Students learn safe way to be 'home alone'
By Becky Barclay
Published in News on May 24, 2005 1:49 PM
Fourth graders at Meadow Lane Elementary School know they are not supposed to talk to strangers. But when asked exactly who a stranger is, they had a difficult time defining one. Most agreed that a stranger is someone they don't know who appears suspicious in some way.
Volunteers with the Wayne County Chapter of the American Red Cross took that a step further.
It was part of the Home Alone Safety 2005 program that volunteers with the Red Cross gave to all kindergarten through fifth grade classes in Wayne County's public schools and at some of the private schools.
The purpose of the program, according to Chuck Waller, local Red Cross director, is to educate students in stranger identification and empower them with techniques and knowledge that will keep them safe.
"We are trying to get them to understand that they can't look at somebody and tell if he is good or bad," Waller said. "So if they use the rule that a stranger is someone they or their family doesn't know, then that takes the pressure off them of having to decide if that person is good or bad."
This was the fifth year of the Home Alone program. Abduction prevention techniques were taught to 9,000 students in the local schools. They learned about what a stranger is and how to identify common tricks that strangers use.
At each presentation, one of the two Red Cross volunteers dressed in a trench coat, hat and glasses and walked around the room. This was to show the students that the person was indeed a stranger because of the way he looked, but that there are others who look just like a normal person who are also strangers.
They explained to the students that some people appear to be nice, but may be dangerous.
The volunteers also role played with the students to identify tricks that people use to lure children out of the school. For example, the volunteer asked one of the students if he would take the volunteer to the school office. Then the volunteer explained that students should never do this if the person is someone they don't know.
At Meadow Lane, Teresa Williams, Red Cross disaster coordinator, pointed out that since the students had not met her, she was actually a stranger to them. She told the students that "we hope you are never in a situation with a stranger, but if you are, we want you to know what to do."
She and Red Cross volunteer Susan Parris listed some rules children should be aware of to avoid being abducted such as always walking or riding their bike with a friend and always getting their parents' permission before riding or going with anyone.

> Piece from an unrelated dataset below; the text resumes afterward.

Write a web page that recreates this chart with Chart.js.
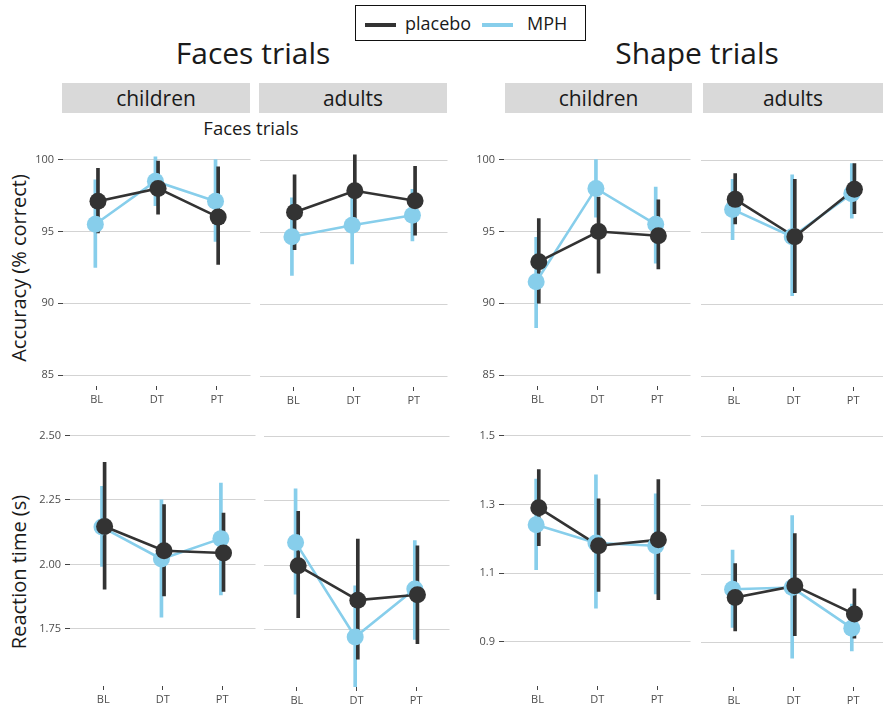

Some of the tricks that strangers use to abduct children include wearing badges that lead children to believe they are an official when they are not and seeing a child's name on his book bag or a magnet on his car and then calling the child by name when in reality, the stranger doesn't know that child.
A stranger sometimes will ask a child to help him find his lost dog, playing on the child's emotions, when the stranger really just wants to get that child in his car to abduct him.
Mrs. Williams and Ms. Parris told the students to always put their name on the inside of their book bag and never on the outside of their parent's car and always tell their parents or another adult in charge where they will be at all times.
They urged the students to always walk facing traffic because it's harder for a stranger to pull up beside a student walking with traffic and pull him into the car.
The volunteers also told the students to have a secret code word with their parents. Then if someone comes up to them and says the child's parents sent him to get the child, that person should have the code word.
"Only give the person one chance to tell you the code word," stressed Mrs. Williams. "Don't let him keep guessing because he may eventually guess it. And change your code word frequently."
Other tips to help the children not become abduction victims were to never take anything from a stranger, never get into a vehicle with a stranger, don't listen to a stranger's sad story and be extra careful at the bus stop of strangers offering them a ride.
If a stranger tries to abduct a student, the Red Cross teaches them to use the "SKY" rule -- scream, kick and yell. And the student should yell very loudly "You are not my mom. You are not my dad. I don't know you.